Publié dans le magazine Books n° 17, novembre 2010. Par Simon Kuper.
Fondé par quatre frères hauts en couleur, le Spartak Moscou entretint
avec le Kremlin une relation tendue. Ce club presque indépendant,
protégé par sa popularité, offrait à la fois du beau spectacle et un espace
de liberté. Au grand déplaisir de Beria…
Une nuit de 1942, Nikolaï Starostin, le fondateur du Spartak Moscou, se réveilla avec la lumière d’une lampe torche dans les yeux et deux pistolets sur la tempe. Il s’attendait depuis des années à être arrêté.
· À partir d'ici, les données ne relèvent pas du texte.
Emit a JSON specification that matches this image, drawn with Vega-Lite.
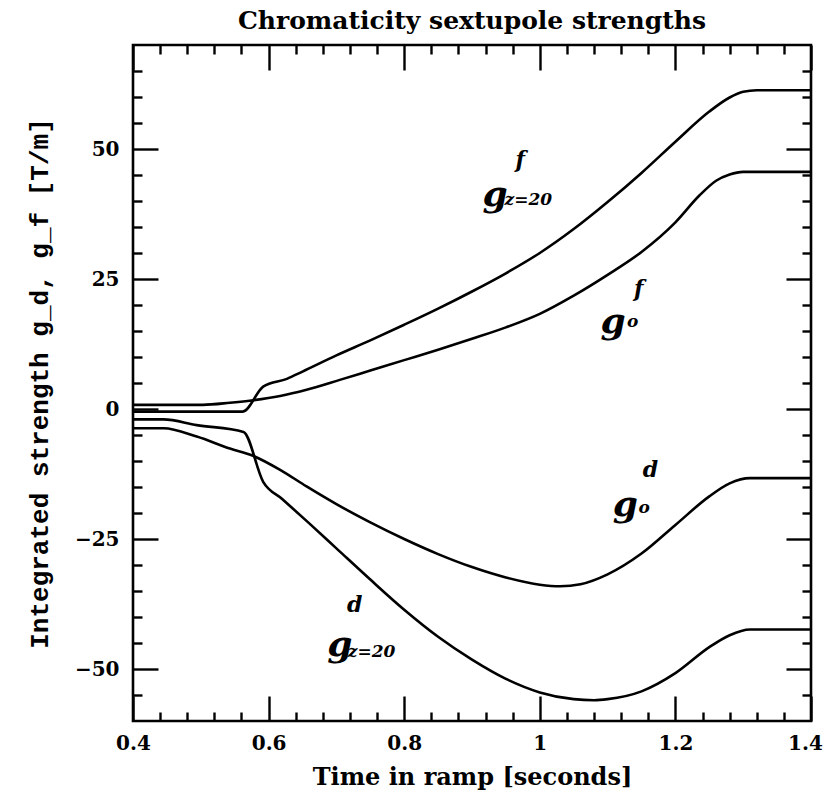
{
  "$schema": "https://vega.github.io/schema/vega-lite/v6.json",
  "width": 678,
  "height": 676,
  "autosize": {"type": "none"},
  "padding": {"left": 133, "top": 45, "right": 16, "bottom": 83},
  "background": "white",
  "title": {"text": "Chromaticity sextupole strengths", "font": "DejaVu Serif", "fontSize": 25, "fontWeight": "bold", "color": "black", "offset": 10},
  "config": {
    "view": {"stroke": "black", "strokeWidth": 2.6},
    "axis": {"grid": false, "domain": false, "labelColor": "black", "titleColor": "black", "labelFont": "DejaVu Serif", "labelFontWeight": "bold", "labelFontSize": 20, "tickColor": "black", "tickWidth": 2.4}
  },
  "data": {"values": [
    {"t": 0.40, "g": -0.5, "s": "gf20"}, {"t": 0.50, "g": -0.5, "s": "gf20"}, {"t": 0.562, "g": -0.5, "s": "gf20"}, {"t": 0.592, "g": 4.3, "s": "gf20"}, {"t": 0.627, "g": 5.8, "s": "gf20"}, {"t": 0.65, "g": 7.2, "s": "gf20"}, {"t": 0.70, "g": 10.3, "s": "gf20"}, {"t": 0.75, "g": 13.2, "s": "gf20"}, {"t": 0.80, "g": 16.2, "s": "gf20"}, {"t": 0.85, "g": 19.3, "s": "gf20"}, {"t": 0.90, "g": 22.6, "s": "gf20"}, {"t": 0.95, "g": 26.1, "s": "gf20"}, {"t": 1.00, "g": 30.0, "s": "gf20"}, {"t": 1.05, "g": 34.6, "s": "gf20"}, {"t": 1.10, "g": 39.8, "s": "gf20"}, {"t": 1.15, "g": 45.4, "s": "gf20"}, {"t": 1.20, "g": 51.4, "s": "gf20"}, {"t": 1.25, "g": 57.2, "s": "gf20"}, {"t": 1.28, "g": 59.9, "s": "gf20"}, {"t": 1.30, "g": 61.0, "s": "gf20"}, {"t": 1.32, "g": 61.3, "s": "gf20"}, {"t": 1.40, "g": 61.3, "s": "gf20"},
    {"t": 0.40, "g": 0.8, "s": "gf0"}, {"t": 0.503, "g": 0.8, "s": "gf0"}, {"t": 0.543, "g": 1.2, "s": "gf0"}, {"t": 0.572, "g": 1.6, "s": "gf0"}, {"t": 0.617, "g": 2.5, "s": "gf0"}, {"t": 0.656, "g": 3.7, "s": "gf0"}, {"t": 0.705, "g": 5.6, "s": "gf0"}, {"t": 0.75, "g": 7.4, "s": "gf0"}, {"t": 0.80, "g": 9.4, "s": "gf0"}, {"t": 0.85, "g": 11.4, "s": "gf0"}, {"t": 0.90, "g": 13.5, "s": "gf0"}, {"t": 0.95, "g": 15.7, "s": "gf0"}, {"t": 1.00, "g": 18.3, "s": "gf0"}, {"t": 1.05, "g": 21.8, "s": "gf0"}, {"t": 1.10, "g": 25.8, "s": "gf0"}, {"t": 1.15, "g": 30.2, "s": "gf0"}, {"t": 1.20, "g": 35.9, "s": "gf0"}, {"t": 1.235, "g": 41.0, "s": "gf0"}, {"t": 1.26, "g": 43.9, "s": "gf0"}, {"t": 1.28, "g": 45.1, "s": "gf0"}, {"t": 1.30, "g": 45.6, "s": "gf0"}, {"t": 1.40, "g": 45.6, "s": "gf0"},
    {"t": 0.40, "g": -3.7, "s": "gd0"}, {"t": 0.445, "g": -3.7, "s": "gd0"}, {"t": 0.494, "g": -5.3, "s": "gd0"}, {"t": 0.543, "g": -7.6, "s": "gd0"}, {"t": 0.577, "g": -9.0, "s": "gd0"}, {"t": 0.617, "g": -11.7, "s": "gd0"}, {"t": 0.656, "g": -14.9, "s": "gd0"}, {"t": 0.70, "g": -18.3, "s": "gd0"}, {"t": 0.75, "g": -21.8, "s": "gd0"}, {"t": 0.80, "g": -25.0, "s": "gd0"}, {"t": 0.85, "g": -27.9, "s": "gd0"}, {"t": 0.90, "g": -30.4, "s": "gd0"}, {"t": 0.95, "g": -32.4, "s": "gd0"}, {"t": 1.00, "g": -33.8, "s": "gd0"}, {"t": 1.03, "g": -34.1, "s": "gd0"}, {"t": 1.06, "g": -33.7, "s": "gd0"}, {"t": 1.10, "g": -31.8, "s": "gd0"}, {"t": 1.15, "g": -27.8, "s": "gd0"}, {"t": 1.20, "g": -22.3, "s": "gd0"}, {"t": 1.25, "g": -16.8, "s": "gd0"}, {"t": 1.28, "g": -14.3, "s": "gd0"}, {"t": 1.31, "g": -13.3, "s": "gd0"}, {"t": 1.40, "g": -13.3, "s": "gd0"},
    {"t": 0.40, "g": -2.0, "s": "gd20"}, {"t": 0.445, "g": -2.0, "s": "gd20"}, {"t": 0.494, "g": -3.1, "s": "gd20"}, {"t": 0.563, "g": -4.4, "s": "gd20"}, {"t": 0.592, "g": -14.0, "s": "gd20"}, {"t": 0.62, "g": -17.3, "s": "gd20"}, {"t": 0.66, "g": -22.0, "s": "gd20"}, {"t": 0.70, "g": -26.8, "s": "gd20"}, {"t": 0.75, "g": -32.8, "s": "gd20"}, {"t": 0.80, "g": -38.6, "s": "gd20"}, {"t": 0.85, "g": -43.8, "s": "gd20"}, {"t": 0.90, "g": -48.2, "s": "gd20"}, {"t": 0.95, "g": -51.9, "s": "gd20"}, {"t": 1.00, "g": -54.5, "s": "gd20"}, {"t": 1.05, "g": -55.8, "s": "gd20"}, {"t": 1.08, "g": -56.0, "s": "gd20"}, {"t": 1.10, "g": -55.8, "s": "gd20"}, {"t": 1.15, "g": -54.3, "s": "gd20"}, {"t": 1.20, "g": -50.8, "s": "gd20"}, {"t": 1.25, "g": -45.8, "s": "gd20"}, {"t": 1.28, "g": -43.5, "s": "gd20"}, {"t": 1.31, "g": -42.4, "s": "gd20"}, {"t": 1.40, "g": -42.4, "s": "gd20"}
  ]},
  "resolve": {"axis": {"x": "independent", "y": "independent"}},
  "layer": [
    {
      "mark": {"type": "line", "color": "black", "strokeWidth": 2.6, "interpolate": "monotone"},
      "encoding": {
        "x": {"field": "t", "type": "quantitative", "scale": {"domain": [0.4, 1.4], "nice": false, "zero": false},
          "axis": {"orient": "bottom", "values": [0.4, 0.6, 0.8, 1, 1.2, 1.4], "format": "~g", "ticks": false, "labelPadding": 12, "labelFlush": false, "labelOffset": {"condition": {"test": "datum.value > 1.3", "value": -6}, "value": 0}, "title": "Time in ramp [seconds]", "titleFont": "DejaVu Serif", "titleFontSize": 24, "titleFontWeight": "bold", "titlePadding": 12}},
        "y": {"field": "g", "type": "quantitative", "scale": {"domain": [-60, 70], "nice": false, "zero": false},
          "axis": {"orient": "left", "values": [-50, -25, 0, 25, 50], "ticks": false, "labelPadding": 14, "title": "Integrated strength g_d, g_f [T/m]", "titleFont": "Liberation Mono", "titleFontSize": 26, "titleFontWeight": "bold", "titlePadding": 22}},
        "detail": {"field": "s", "type": "nominal"}
      }
    },
    {
      "mark": {"type": "point", "opacity": 0},
      "encoding": {
        "x": {"field": "t", "type": "quantitative", "scale": {"domain": [0.4, 1.4], "nice": false, "zero": false},
          "axis": {"orient": "bottom", "values": [0.4, 0.6, 0.8, 1, 1.2, 1.4], "labels": false, "tickSize": -25, "title": null}},
        "y": {"field": "g", "type": "quantitative", "scale": {"domain": [-60, 70], "nice": false, "zero": false},
          "axis": {"orient": "left", "values": [-50, -25, 0, 25, 50], "labels": false, "tickSize": -25, "title": null}}
      }
    },
    {
      "mark": {"type": "point", "opacity": 0},
      "encoding": {
        "x": {"field": "t", "type": "quantitative", "scale": {"domain": [0.4, 1.4], "nice": false, "zero": false},
          "axis": {"orient": "bottom", "values": [0.44, 0.48, 0.52, 0.56, 0.64, 0.68, 0.72, 0.76, 0.84, 0.88, 0.92, 0.96, 1.04, 1.08, 1.12, 1.16, 1.24, 1.28, 1.32, 1.36], "labels": false, "tickSize": -9, "title": null}},
        "y": {"field": "g", "type": "quantitative", "scale": {"domain": [-60, 70], "nice": false, "zero": false},
          "axis": {"orient": "left", "values": [-55, -45, -40, -35, -30, -20, -15, -10, -5, 5, 10, 15, 20, 30, 35, 40, 45, 55, 60, 65], "labels": false, "tickSize": -9, "title": null}}
      }
    },
    {
      "mark": {"type": "point", "opacity": 0},
      "encoding": {
        "x": {"field": "t", "type": "quantitative", "scale": {"domain": [0.4, 1.4], "nice": false, "zero": false},
          "axis": {"orient": "top", "values": [0.4, 0.6, 0.8, 1, 1.2, 1.4], "labels": false, "tickSize": -25, "title": null}},
        "y": {"field": "g", "type": "quantitative", "scale": {"domain": [-60, 70], "nice": false, "zero": false},
          "axis": {"orient": "right", "values": [-50, -25, 0, 25, 50], "labels": false, "tickSize": -25, "title": null}}
      }
    },
    {
      "mark": {"type": "point", "opacity": 0},
      "encoding": {
        "x": {"field": "t", "type": "quantitative", "scale": {"domain": [0.4, 1.4], "nice": false, "zero": false},
          "axis": {"orient": "top", "values": [0.44, 0.48, 0.52, 0.56, 0.64, 0.68, 0.72, 0.76, 0.84, 0.88, 0.92, 0.96, 1.04, 1.08, 1.12, 1.16, 1.24, 1.28, 1.32, 1.36], "labels": false, "tickSize": -9, "title": null}},
        "y": {"field": "g", "type": "quantitative", "scale": {"domain": [-60, 70], "nice": false, "zero": false},
          "axis": {"orient": "right", "values": [-55, -45, -40, -35, -30, -20, -15, -10, -5, 5, 10, 15, 20, 30, 35, 40, 45, 55, 60, 65], "labels": false, "tickSize": -9, "title": null}}
      }
    },
    {
      "data": {"values": [
        {"t": 0.934, "g": 41.2, "txt": "g"}, {"t": 1.108, "g": 16.7, "txt": "g"}, {"t": 1.126, "g": -18.5, "txt": "g"}, {"t": 0.705, "g": -45.4, "txt": "g"}
      ]},
      "mark": {"type": "text", "font": "DejaVu Serif", "fontStyle": "italic", "fontWeight": "bold", "fontSize": 36, "color": "black"},
      "encoding": {
        "x": {"field": "t", "type": "quantitative", "scale": {"domain": [0.4, 1.4], "nice": false, "zero": false}, "axis": null},
        "y": {"field": "g", "type": "quantitative", "scale": {"domain": [-60, 70], "nice": false, "zero": false}, "axis": null},
        "text": {"field": "txt"}
      }
    },
    {
      "data": {"values": [
        {"t": 0.971, "g": 47.9, "txt": "f"}, {"t": 1.146, "g": 23.1, "txt": "f"}, {"t": 1.163, "g": -11.7, "txt": "d"}, {"t": 0.727, "g": -37.7, "txt": "d"}
      ]},
      "mark": {"type": "text", "font": "DejaVu Serif", "fontStyle": "italic", "fontWeight": "bold", "fontSize": 22, "color": "black"},
      "encoding": {
        "x": {"field": "t", "type": "quantitative", "scale": {"domain": [0.4, 1.4], "nice": false, "zero": false}, "axis": null},
        "y": {"field": "g", "type": "quantitative", "scale": {"domain": [-60, 70], "nice": false, "zero": false}, "axis": null},
        "text": {"field": "txt"}
      }
    },
    {
      "data": {"values": [
        {"t": 0.983, "g": 40.2, "txt": "z=20"}, {"t": 1.137, "g": 16.7, "txt": "o"}, {"t": 1.154, "g": -19.0, "txt": "o"}, {"t": 0.752, "g": -46.7, "txt": "z=20"}
      ]},
      "mark": {"type": "text", "font": "DejaVu Serif", "fontStyle": "italic", "fontWeight": "bold", "fontSize": 17, "color": "black"},
      "encoding": {
        "x": {"field": "t", "type": "quantitative", "scale": {"domain": [0.4, 1.4], "nice": false, "zero": false}, "axis": null},
        "y": {"field": "g", "type": "quantitative", "scale": {"domain": [-60, 70], "nice": false, "zero": false}, "axis": null},
        "text": {"field": "txt"}
      }
    }
  ]
}
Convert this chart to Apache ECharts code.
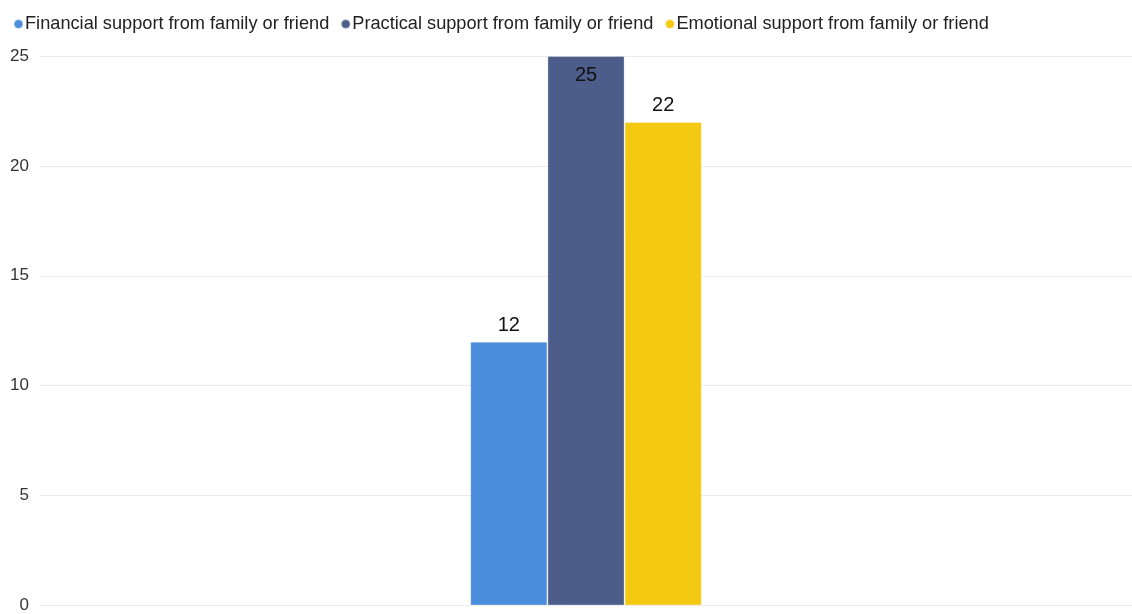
<!DOCTYPE html>
<html>
<head>
<meta charset="utf-8">
<style>
  html, body { margin: 0; padding: 0; background: #fff; overflow: hidden; }
  #chart { width: 1132px; height: 614px; }
</style>
<script src="https://cdn.jsdelivr.net/npm/echarts@6/dist/echarts.min.js"></script>
</head>
<body>
<div id="chart"></div>
<script>
// Single category with three support types
const categories = [''];
const seriesNames = [
  'Financial support from family or friend',
  'Practical support from family or friend',
  'Emotional support from family or friend'
];
const financial = [12];
const practical = [25];
const emotional = [22];
const colors = ['#4A8DDC', '#4C5D8A', '#F3C911'];

const chart = echarts.init(document.getElementById('chart'));

function bar(name, data, color, labelPos, dist) {
  return {
    name: name,
    type: 'bar',
    data: data,
    barGap: '0%',
    barCategoryGap: '78.8%',
    itemStyle: { color: color, borderColor: 'rgba(255,255,255,0.3)', borderWidth: 1 },
    label: {
      show: true,
      position: labelPos,
      distance: dist,
      color: '#111',
      fontSize: 20,
      fontFamily: 'Liberation Sans, Arial, sans-serif'
    }
  };
}

chart.setOption({
  animation: false,
  textStyle: { fontFamily: 'Liberation Sans, Arial, sans-serif' },
  color: colors,
  legend: {
    left: 8,
    top: 10,
    icon: 'circle',
    itemWidth: 9,
    itemHeight: 9,
    itemGap: 11,
    textStyle: { fontSize: 18.2, color: '#222', padding: [0, 0, 0, -3] },
    data: seriesNames
  },
  grid: { left: 40, right: 0, top: 56, bottom: 5, containLabel: false },
  xAxis: {
    type: 'category',
    data: categories,
    axisLine: { show: false },
    axisTick: { show: false },
    axisLabel: { show: false }
  },
  yAxis: {
    type: 'value',
    min: 0,
    max: 25,
    interval: 5,
    axisLine: { show: false },
    axisTick: { show: false },
    axisLabel: { color: '#333', fontSize: 17, margin: 11 },
    splitLine: { lineStyle: { color: '#ececec', width: 1 } }
  },
  series: [
    bar(seriesNames[0], financial, colors[0], 'top', 6),
    bar(seriesNames[1], practical, colors[1], 'insideTop', 9),
    bar(seriesNames[2], emotional, colors[2], 'top', 6)
  ]
});
</script>
</body>
</html>
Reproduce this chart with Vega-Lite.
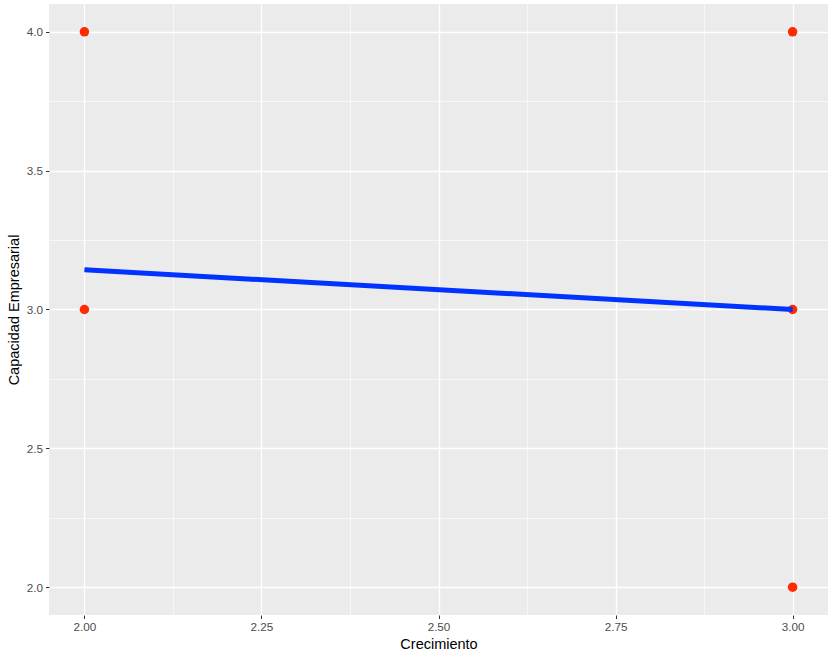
{
  "$schema": "https://vega.github.io/schema/vega-lite/v6.json",
  "width": 779,
  "height": 611,
  "autosize": {"type": "none"},
  "padding": {"left": 49, "top": 4, "right": 8, "bottom": 45},
  "background": "white",
  "config": {
    "view": {"fill": "#ebebeb", "stroke": null},
    "font": "Liberation Sans",
    "axis": {
      "labelFont": "Liberation Sans",
      "titleFont": "Liberation Sans",
      "labelFontSize": 11.7,
      "labelColor": "#4d4d4d",
      "titleFontSize": 14.5,
      "titleFontWeight": "normal",
      "titleColor": "#000000",
      "tickColor": "#333333",
      "tickSize": 3.5,
      "tickWidth": 1,
      "domain": false,
      "gridColor": "#ffffff"
    }
  },
  "datasets": {
    "pts": [
      {"Crecimiento": 2, "Capacidad": 4},
      {"Crecimiento": 2, "Capacidad": 3},
      {"Crecimiento": 3, "Capacidad": 4},
      {"Crecimiento": 3, "Capacidad": 3},
      {"Crecimiento": 3, "Capacidad": 2}
    ],
    "fit": [
      {"Crecimiento": 2, "Capacidad": 3.143},
      {"Crecimiento": 3, "Capacidad": 3.0}
    ]
  },
  "resolve": {"axis": {"x": "independent", "y": "independent"}},
  "layer": [
    {
      "data": {"name": "pts"},
      "mark": {"type": "point", "opacity": 0},
      "encoding": {
        "x": {"field": "Crecimiento", "type": "quantitative",
          "scale": {"domain": [1.95, 3.05], "nice": false, "zero": false},
          "axis": {"orient": "bottom", "values": [2.125, 2.375, 2.625, 2.875], "grid": true, "gridWidth": 0.6, "labels": false, "ticks": false, "title": null}},
        "y": {"field": "Capacidad", "type": "quantitative",
          "scale": {"domain": [1.9, 4.1], "nice": false, "zero": false},
          "axis": {"orient": "left", "values": [2.25, 2.75, 3.25, 3.75], "grid": true, "gridWidth": 0.6, "labels": false, "ticks": false, "title": null}}
      }
    },
    {
      "data": {"name": "pts"},
      "mark": {"type": "circle", "size": 90, "color": "#ff2a00", "opacity": 1},
      "encoding": {
        "x": {"field": "Crecimiento", "type": "quantitative",
          "scale": {"domain": [1.95, 3.05], "nice": false, "zero": false},
          "axis": {"orient": "bottom", "values": [2, 2.25, 2.5, 2.75, 3], "format": ".2f", "grid": true, "gridWidth": 1.3, "labelPadding": 3, "titlePadding": 4, "title": "Crecimiento"}},
        "y": {"field": "Capacidad", "type": "quantitative",
          "scale": {"domain": [1.9, 4.1], "nice": false, "zero": false},
          "axis": {"orient": "left", "values": [2, 2.5, 3, 3.5, 4], "format": ".1f", "grid": true, "gridWidth": 1.3, "labelPadding": 3, "titlePadding": 5, "title": "Capacidad Empresarial"}}
      }
    },
    {
      "data": {"name": "fit"},
      "mark": {"type": "line", "color": "#0033ff", "strokeWidth": 5, "strokeCap": "butt"},
      "encoding": {
        "x": {"field": "Crecimiento", "type": "quantitative", "scale": {"domain": [1.95, 3.05], "nice": false, "zero": false}, "axis": null},
        "y": {"field": "Capacidad", "type": "quantitative", "scale": {"domain": [1.9, 4.1], "nice": false, "zero": false}, "axis": null}
      }
    }
  ]
}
Lavrenti Beria, le chef de la police secrète de Staline et directeur du Dynamo Moscou – club rival du Spartak –, ne l’aimait guère. Starostin subit de longs interrogatoires dans les locaux de la Loubianka. On l’accusa, entre autres choses, de fomenter avec l’ambassade d’Allemagne l’assassinat de Staline et la fondation d’un État fasciste. Au final, lui et ses trois frères furent convaincus de vol, d’escroquerie et de corruption. Ils écopèrent chacun d’une peine de dix ans d’emprisonnement en Sibérie, une condamnation si clémente pour l’époque qu’elle fit presque figure d’acquittement. « L’avenir ne semblait pas si sombre après tout », nota Starostin dans ses Mémoires. Il savait parfaitement à quoi il devait sa chance : lui et ses frères incarnaient le Spartak, et Beria devait composer avec les espoirs que plaçaient en eux des millions de supporters, des Soviétiques ordinaires.